The ships then sail off to attack Whitby, killing 3 people and damaging many houses. Three shells hit the abbey, including a direct hit on the West Front. The damage they inflicted on Scarborough Castle and Whitby Abbey can still be seen today. The West Front at Whitby was rebuilt in the 1920s, using pre-war photographs and pictures as a guide. The remains of the barrack block at Scarborough were demolished and removed.
Meanwhile, another group of battleships bombard Hartlepool, which, with three guns in coastal batteries, is better able to fight back. According to research done in 1965, 122 civilians were killed and 443 wounded. Five soldiers and two sailors were also killed and 14 military personnel wounded. German casualties, inflicted by the Hartlepool guns, were 8 killed and 12 wounded.
Private Theophilus Jones of the Durham Light Infantry, killed at Hartlepool, becomes the first British soldier to be killed in Britain for 200 years.

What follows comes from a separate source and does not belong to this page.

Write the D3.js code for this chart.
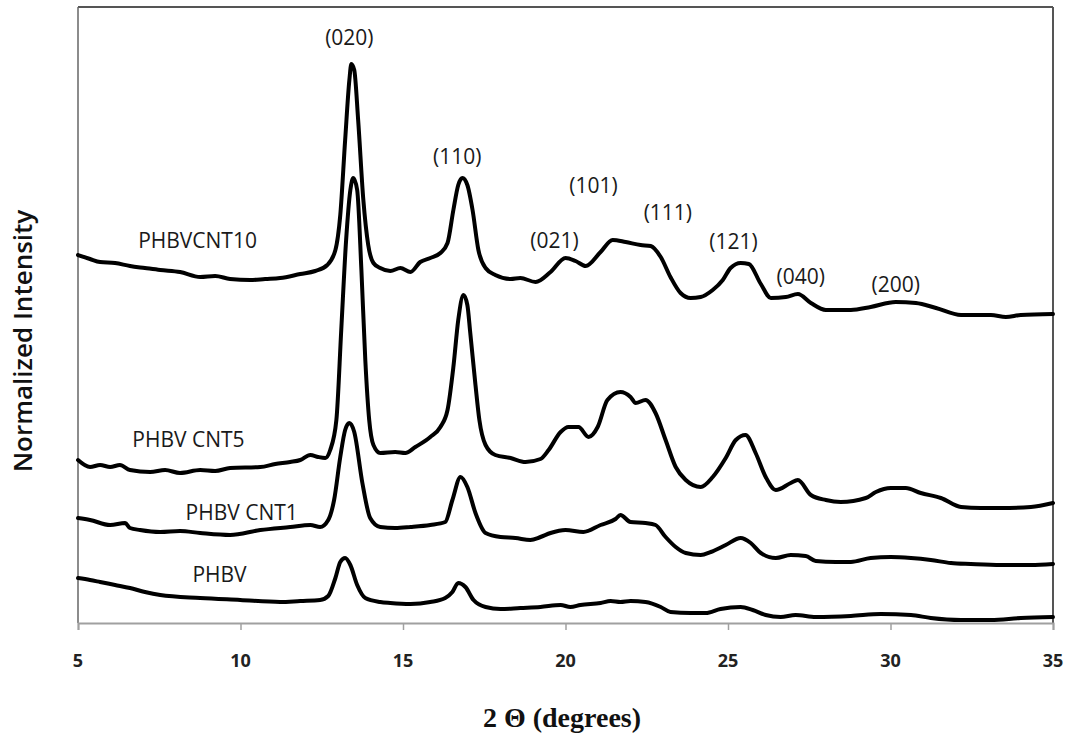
<!DOCTYPE html>
<html>
<head>
<meta charset="utf-8">
<script src="https://cdn.jsdelivr.net/npm/d3@7"></script>
<style>
  body { margin: 0; background: #fff; }
  svg { display: block; }
  .curve { fill: none; stroke: #000; stroke-width: 4; stroke-linejoin: round; stroke-linecap: round; }
  .label { font-family: "Open Sans", sans-serif; font-size: 21px; fill: #1a1a1a; }
  .peak { font-family: "Open Sans", sans-serif; font-size: 21px; fill: #1a1a1a; text-anchor: middle; }
  .tick-label { font-family: "Open Sans", sans-serif; font-size: 18px; font-weight: 700; fill: #222; text-anchor: middle; }
</style>
</head>
<body>
<svg width="1068" height="740"></svg>
<script>
// 2θ (deg), normalized intensity (arb. units)
const phbvCnt10 = [
  [5.00,370],[5.37,366],[5.68,363],[6.14,362],[6.60,359],[7.06,357],[7.53,355],[8.14,353],[8.76,348],
  [9.22,349],[9.68,346],[10.30,345],[10.76,346],[11.22,347],[11.84,351],[12.30,354],[12.67,360],
  [12.92,375],[13.07,410],[13.22,485],[13.35,545],[13.41,561],[13.50,555],[13.62,505],[13.78,425],
  [13.93,380],[14.09,362],[14.30,357],[14.61,354],[14.92,357],[15.23,353],[15.53,363],[15.84,367],
  [16.15,372],[16.37,382],[16.55,415],[16.70,440],[16.83,447],[16.98,440],[17.14,415],[17.32,375],
  [17.54,357],[17.84,350],[18.31,346],[18.61,347],[19.08,343],[19.54,353],[20.00,367],[20.31,364],
  [20.62,359],[21.08,373],[21.45,385],[21.85,383],[22.31,380],[22.62,379],[22.93,368],[23.23,348],
  [23.54,332],[23.85,327],[24.16,328],[24.53,335],[24.84,345],[25.08,357],[25.39,362],[25.64,361],
  [26.01,341],[26.32,327],[26.78,328],[27.15,331],[27.55,322],[28.01,315],[28.78,315],[29.39,318],
  [30.16,323],[30.78,322],[31.40,317],[32.17,310],[33.09,310],[33.55,308],[34.01,310],[35.00,311]
];
const phbvCnt5 = [
  [5.00,165],[5.37,158],[5.68,160],[5.99,158],[6.29,160],[6.60,155],[7.22,153],[7.68,155],[8.14,152],
  [8.76,155],[9.22,154],[9.68,157],[10.61,158],[11.07,161],[11.53,163],[11.84,165],[12.15,170],
  [12.39,168],[12.61,167],[12.76,175],[12.95,205],[13.10,295],[13.25,385],[13.38,435],[13.47,447],
  [13.59,435],[13.72,355],[13.84,265],[13.96,205],[14.09,180],[14.30,172],[14.76,173],[15.07,172],
  [15.38,178],[15.84,188],[16.15,198],[16.37,215],[16.55,258],[16.70,305],[16.86,330],[16.98,320],
  [17.07,292],[17.23,240],[17.35,205],[17.54,180],[17.84,170],[18.31,167],[18.77,163],[19.23,166],
  [19.48,175],[19.85,193],[20.09,198],[20.40,198],[20.71,188],[20.99,198],[21.29,225],[21.69,233],
  [22.00,228],[22.16,222],[22.46,225],[22.77,212],[23.08,185],[23.39,158],[23.70,145],[24.16,138],
  [24.53,148],[24.93,167],[25.24,185],[25.54,190],[25.85,172],[26.16,148],[26.47,135],[26.93,142],
  [27.15,145],[27.55,130],[28.01,125],[28.47,123],[29.24,127],[29.55,133],[30.01,137],[30.47,137],
  [30.93,132],[31.55,127],[32.17,118],[32.78,117],[33.40,117],[34.32,118],[35.00,122]
];
const phbvCnt1 = [
  [5.00,107],[5.37,105],[5.99,100],[6.45,102],[6.60,97],[6.91,95],[7.53,93],[8.14,94],[8.76,92],
  [9.68,90],[10.61,95],[11.53,98],[12.15,100],[12.45,98],[12.70,105],[12.88,125],[13.07,168],
  [13.22,195],[13.35,202],[13.50,193],[13.75,142],[13.99,107],[14.30,98],[14.76,97],[15.23,98],
  [15.84,100],[16.30,103],[16.52,125],[16.77,148],[16.98,138],[17.23,112],[17.54,92],[18.00,88],
  [18.46,87],[18.92,85],[19.23,88],[19.54,92],[20.00,95],[20.55,93],[21.08,100],[21.54,106],
  [21.69,110],[22.00,103],[22.46,102],[22.77,100],[23.08,88],[23.39,78],[23.70,72],[24.16,70],
  [24.47,73],[24.93,80],[25.39,87],[25.70,82],[26.01,72],[26.47,67],[26.93,70],[27.39,69],
  [27.70,64],[28.32,63],[28.78,63],[29.39,67],[30.01,68],[30.63,67],[31.24,65],[31.86,62],
  [32.47,61],[33.40,60],[34.32,60],[35.00,61]
];
const phbv = [
  [5.00,47],[5.37,45],[5.68,43],[6.14,40],[6.60,37],[7.06,33],[7.53,30],[8.76,27],[9.99,25],
  [11.22,23],[11.84,24],[12.45,25],[12.70,29],[12.92,47],[13.07,63],[13.22,67],[13.38,60],
  [13.59,40],[13.84,27],[14.30,23],[14.61,22],[15.23,21],[15.84,23],[16.30,27],[16.52,33],
  [16.70,42],[16.92,38],[17.17,25],[17.54,18],[18.00,16],[18.61,17],[19.23,18],[19.85,20],
  [20.15,18],[20.46,20],[21.08,22],[21.39,24],[21.69,23],[22.00,24],[22.46,23],[22.93,18],
  [23.23,13],[23.85,12],[24.31,12],[24.77,16],[25.39,18],[25.76,15],[26.16,10],[26.62,8],
  [27.08,10],[27.70,8],[28.78,9],[29.70,11],[30.63,10],[31.24,7],[32.17,5],[33.09,5],[34.01,7],[35.00,8]
];

const seriesNames = ['PHBVCNT10', 'PHBV CNT5', 'PHBV CNT1', 'PHBV'];
const seriesData = [phbvCnt10, phbvCnt5, phbvCnt1, phbv];
// where each curve name sits: [2θ, intensity]
const seriesLabelPos = [[6.85, 377], [6.67, 178], [8.31, 105], [8.52, 43]];

const peakLabels = ['(020)', '(110)', '(101)', '(111)', '(021)', '(121)', '(040)', '(200)'];
const peakPos = [[13.35, 580], [16.67, 461], [20.86, 432], [23.15, 405], [19.66, 377], [25.17, 376], [27.24, 341], [30.16, 333]];

const xTicks = [5, 10, 15, 20, 25, 30, 35];

const svg = d3.select('svg');
const plotLeft = 78, plotRight = 1053, plotTop = 7, plotBottom = 623;

const x = d3.scaleLinear().domain([5, 35]).range([plotLeft, plotRight]);
const y = d3.scaleLinear().domain([2, 618]).range([plotBottom, plotTop]);

// plot frame
svg.append('line').attr('x1', plotLeft).attr('x2', plotRight).attr('y1', plotTop).attr('y2', plotTop)
  .attr('stroke', '#555').attr('stroke-width', 2);
svg.append('line').attr('x1', plotLeft).attr('x2', plotLeft).attr('y1', plotTop).attr('y2', plotBottom)
  .attr('stroke', '#666').attr('stroke-width', 1.5);
svg.append('line').attr('x1', plotRight).attr('x2', plotRight).attr('y1', plotTop).attr('y2', plotBottom)
  .attr('stroke', '#555').attr('stroke-width', 2);

// x axis
const xAxis = svg.append('g')
  .attr('transform', `translate(0,${plotBottom})`)
  .call(d3.axisBottom(x).tickValues(xTicks).tickSize(7).tickFormat(''));
xAxis.select('.domain').attr('stroke', '#a0a0a0').attr('stroke-width', 2);
xAxis.selectAll('.tick line').attr('stroke', '#a0a0a0').attr('stroke-width', 1.5);

svg.selectAll('.tick-label')
  .data(xTicks)
  .enter()
  .append('text')
  .attr('class', 'tick-label')
  .attr('x', d => x(d))
  .attr('y', 667)
  .text(d => d);

// curves
const line = d3.line()
  .x(d => x(d[0]))
  .y(d => y(d[1]))
  .curve(d3.curveMonotoneX);

svg.selectAll('.curve')
  .data(seriesData)
  .enter()
  .append('path')
  .attr('class', 'curve')
  .attr('d', line);

svg.selectAll('.label')
  .data(seriesNames)
  .enter()
  .append('text')
  .attr('class', 'label')
  .attr('x', (d, i) => x(seriesLabelPos[i][0]))
  .attr('y', (d, i) => y(seriesLabelPos[i][1]))
  .text(d => d);

svg.selectAll('.peak')
  .data(peakLabels)
  .enter()
  .append('text')
  .attr('class', 'peak')
  .attr('x', (d, i) => x(peakPos[i][0]))
  .attr('y', (d, i) => y(peakPos[i][1]))
  .text(d => d);

// axis titles
svg.append('text')
  .attr('transform', 'translate(32,341) rotate(-90)')
  .attr('text-anchor', 'middle')
  .style('font-family', '"Open Sans", sans-serif')
  .style('font-size', '26px')
  .style('font-weight', 600)
  .style('fill', '#111')
  .text('Normalized Intensity');

svg.append('text')
  .attr('x', 562)
  .attr('y', 727)
  .attr('text-anchor', 'middle')
  .style('font-family', '"Liberation Serif", serif')
  .style('font-size', '28px')
  .style('font-weight', 700)
  .style('fill', '#111')
  .text('2 Θ (degrees)');
</script>
</body>
</html>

Medallion commemorating the dastardly attack on Scarborough, 1914
In military terms little was accomplished. The Germans had multiple aims – to ambush and sink defending Royal Navy ships, to depress civilian morale, to tie up British troops to defend the coast, and to inflict losses on munitions production. They seem to have failed in every one. Equally, the Royal Navy failed to engage the retreating German ships in decisive action and were unable to demonstrate their control of the North Sea to either the Germans or the British public. Politically, “Remember Scarborough!” became a powerful recruiting slogan, and American attitudes began to harden against Germany.
Government propagandists chose to concentrate on Scarborough as it was the best known of the three towns, being a popular holiday resort, and had no defences or military production facilities. It did have radio stations working with the Royal Navy, but that was ignored at the time.
Scarborough would be attacked again, though there is no medallion for the second attack. On September 4 1917, a U-Boat surfaced and engaged anchored trawlers in South Bay. They were being employed by the Royal Navy as minesweepers and, being armed, were able to defend themselves. Shots were exchanged – one British sailor was killed and stray German shells killed two civilians on shore. After four years of war, showing how the nation had become accustomed to death, the reporting showed no more outrage at this news than it did to the rest of the local news.